105-YEAR CHART: Gold price vs stocks shows bullion still cheap

105-YEAR CHART: Gold price vs Dow shows metal still cheap
Image: Adapted from Goldcorp video.

On Wednesday the gold price regained some of its footing after the unceremonious $100 plunge to below $2,000 an ounce Tuesday. Gold for December delivery closed at $1,926 an ounce in New York after falling as low as $1,874 earlier in the day.

Action on financial markets shifted to US stocks with the S&P500 briefly trading above its all-time closing high of 3,386 set in February. The Dow Jones ended at 27,976, back to within shouting distance of its peak, also reached in February.  

This 105-year chart of the blue chip index from Macrotrends tracks how many ounces of gold it would take to buy the Dow over any given month.

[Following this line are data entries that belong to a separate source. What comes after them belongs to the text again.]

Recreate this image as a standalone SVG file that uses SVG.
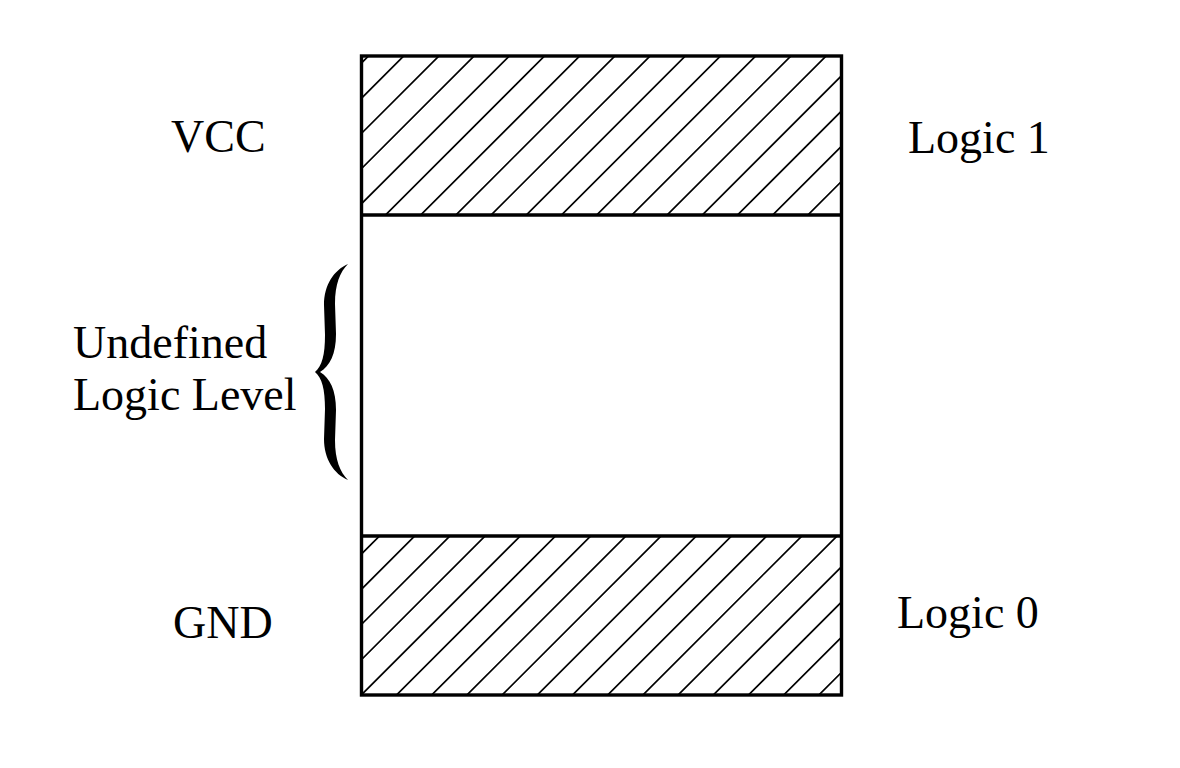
<svg xmlns="http://www.w3.org/2000/svg" width="1180" height="768" viewBox="0 0 1180 768">
  <style>
    .lbl { font-family: "Liberation Serif", "Times New Roman", serif; font-size: 46px; fill: #000; }
    .box { fill: none; stroke: #000; stroke-width: 3.4; }
    .hatch { fill: none; stroke: #000; stroke-width: 1.7; }
  </style>
  <defs>
    <clipPath id="clipTop"><rect x="361.5" y="56" width="480" height="159"/></clipPath>
    <clipPath id="clipBot"><rect x="361.5" y="536" width="480" height="159"/></clipPath>
  </defs>
  <rect width="1180" height="768" fill="#fff"/>

  <g id="logic1-region" clip-path="url(#clipTop)">
    <path class="hatch" d="M374.5 50 L204.5 220 M409.7 50 L239.7 220 M444.9 50 L274.9 220 M480.1 50 L310.1 220 M515.3 50 L345.3 220 M550.5 50 L380.5 220 M585.7 50 L415.7 220 M620.9 50 L450.9 220 M656.1 50 L486.1 220 M691.3 50 L521.3 220 M726.5 50 L556.5 220 M761.7 50 L591.7 220 M796.9 50 L626.9 220 M832.1 50 L662.1 220 M867.3 50 L697.3 220 M902.5 50 L732.5 220 M937.7 50 L767.7 220 M972.9 50 L802.9 220"/>
  </g>
  <g id="logic0-region" clip-path="url(#clipBot)">
    <path class="hatch" d="M385.5 530 L215.5 700 M420.7 530 L250.7 700 M455.9 530 L285.9 700 M491.1 530 L321.1 700 M526.3 530 L356.3 700 M561.5 530 L391.5 700 M596.7 530 L426.7 700 M631.9 530 L461.9 700 M667.1 530 L497.1 700 M702.3 530 L532.3 700 M737.5 530 L567.5 700 M772.7 530 L602.7 700 M807.9 530 L637.9 700 M843.1 530 L673.1 700 M878.3 530 L708.3 700 M913.5 530 L743.5 700 M948.7 530 L778.7 700 M983.9 530 L813.9 700"/>
  </g>
  <g id="frame">
    <rect class="box" x="361.5" y="56" width="480" height="639"/>
    <line class="box" x1="361.5" y1="215" x2="841.5" y2="215"/>
    <line class="box" x1="361.5" y1="536" x2="841.5" y2="536"/>
  </g>

  <g id="brace">
    <path fill="#000" d="M 348 264 C 334 270, 324 285, 324 305 L 325 335 C 325 355, 322 366, 315 372 C 322 378, 325 389, 325 409 L 324 439 C 324 459, 334 474, 348 480 C 340 472, 335 460, 335 440 L 336 410 C 336 390, 330 378, 320 372 C 330 366, 336 354, 336 334 L 335 304 C 335 284, 340 272, 348 264 Z"/>
  </g>

  <g id="label-vcc"><text class="lbl" x="171" y="152">VCC</text></g>
  <g id="label-logic1"><text class="lbl" x="908" y="153">Logic 1</text></g>
  <g id="label-undefined">
    <text class="lbl" x="73" y="358">Undefined</text>
    <text class="lbl" x="73" y="410">Logic Level</text>
  </g>
  <g id="label-gnd"><text class="lbl" x="173" y="638">GND</text></g>
  <g id="label-logic0"><text class="lbl" x="897" y="628">Logic 0</text></g>
</svg>
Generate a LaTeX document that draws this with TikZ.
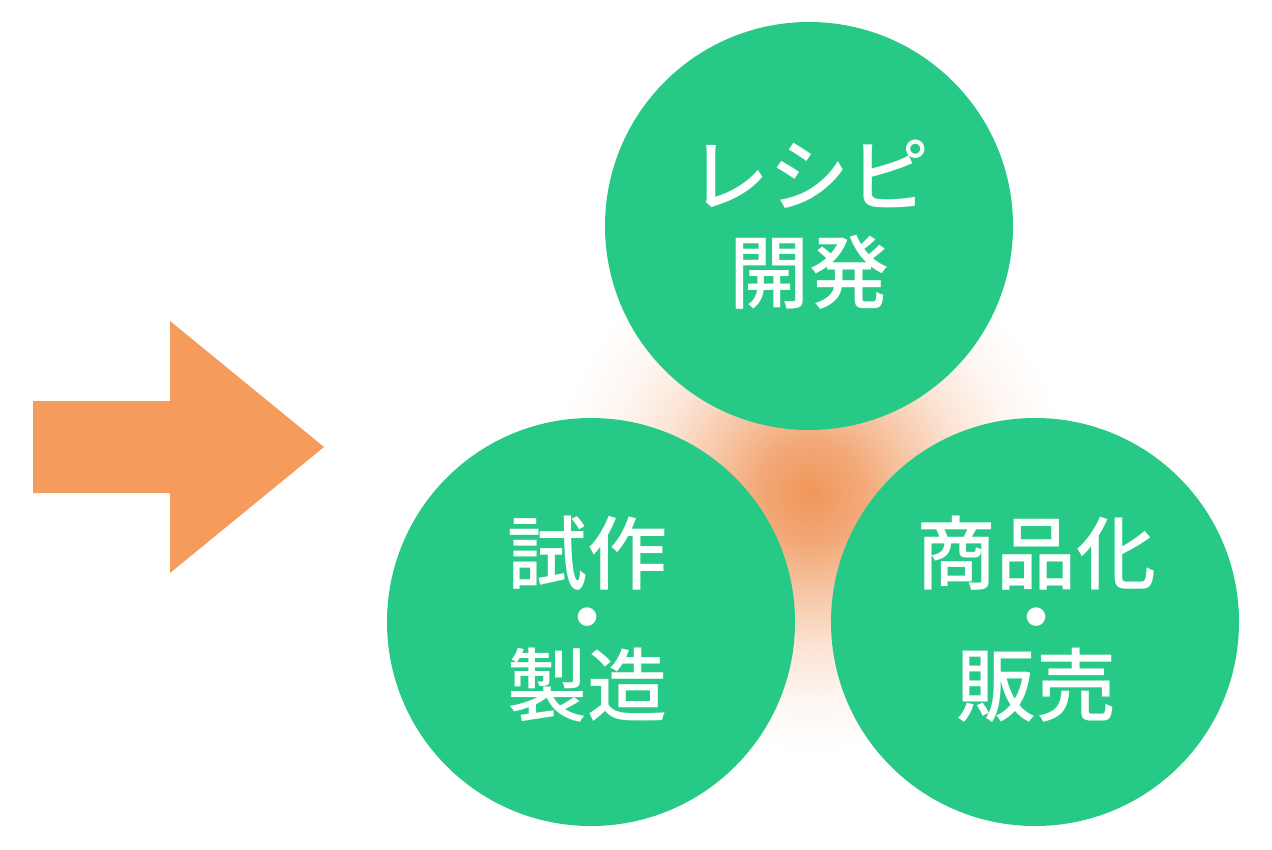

Previous cycle lows have been 1.9 ounces in February of 1933 and 1.3 ounces in January of 1980 when gold in inflation-adjusted terms hit an all-time high of roughly $2,500 an ounce

In the late nineties and early 2000s when gold was languishing in the $200s and $300s it took around 40 troy ounces to buy the Dow index.

Previous cycle lows have been 1.9 ounces in February of 1933 and 1.3 ounces in January of 1980 when gold in inflation-adjusted terms hit an all-time high of roughly $2,500 an ounce.

When the nominal price of gold climbed $1,900 for the first time in August 2011, the ratio was a relatively dear 6.4.

On Wednesday the Dow-Gold ratio based on closing levels was at 14.5, last hit in October 2016 when gold averaged $1,265 an ounce. At its brief but glorious intraday summit of $2,089.20 hit last Friday, it still takes 13.4 ounces.

Is gold overvalued at these levels? Has the rise been too far, too fast? Are gold bugs (once again) guilty of irrational exuberance? 

In comparison to stock markets, the answer is a resounding no.